QUE Manel Arranz, el director de La 2, no haya comparecido en una de esas entrevistas de contraportada en El País, desayuno o almuerzo mediante, constata bien a las claras el modo en que en este periódico infravaloran a la televisión pública. La 2 es un símbolo. Otro mundo. Una televisión pensada para la inmensa minoría. Y a Manel Arranz no le falta nada para ser un buen director. Además de su inmenso bagaje audiovisual, cuenta con una percha increíble. Elegancia, estilo, clase. Vamos, que podría abanderar una portada del Icon y dejar con la boca abierta a muchos. Pero volviendo a las contraportadas del diario nacional más vendido y se supone que más volcado con eso que llaman la 'cultura de vanguardia' no se haya dignado a llevar a su última página a Manel significa, amén de una tremenda cortedad de miras, cuál es el termómetro con que se mide en este país el peso y la relevancia social de una cadena como La 2.

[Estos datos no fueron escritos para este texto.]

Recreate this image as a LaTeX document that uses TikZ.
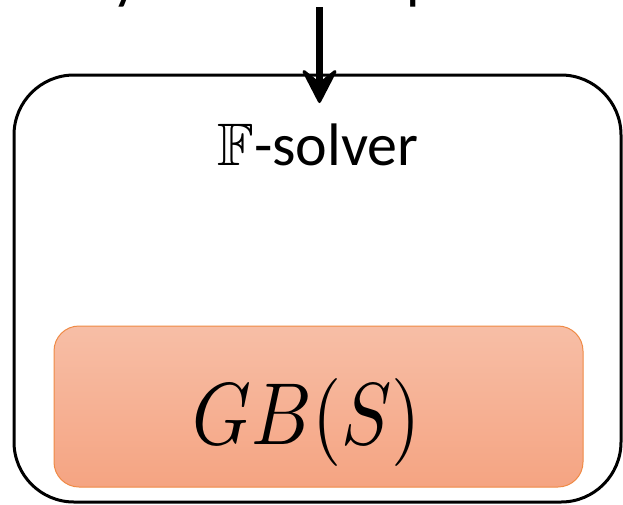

En otro contexto, en Francia sin ir más lejos, Manel Arranz sería, para la cultura nacional, un referente, un señor al que se rifarían para participar en los jurados de los festivales de cine, en los foros culturales de las obras sociales de las extintas cajas de ahorro, en las tertulias de cualquier entidad encantada de conocerse. Aquí, reconozcámoslo, Manel pasa bastante inadvertido. Si no fuera porque la Defensora del Espectador, Elena Sánchez, lo lleva de vez en cuando a resolver alguna duda, apenas le veríamos el pelo. Y mira que hay motivos para mirarle y admirarle.

No lo duden. Que Manel Arranz no esté considerado en el Top Ten del país como un imprescindible habla muy bien de nuestra errónea escala de valores.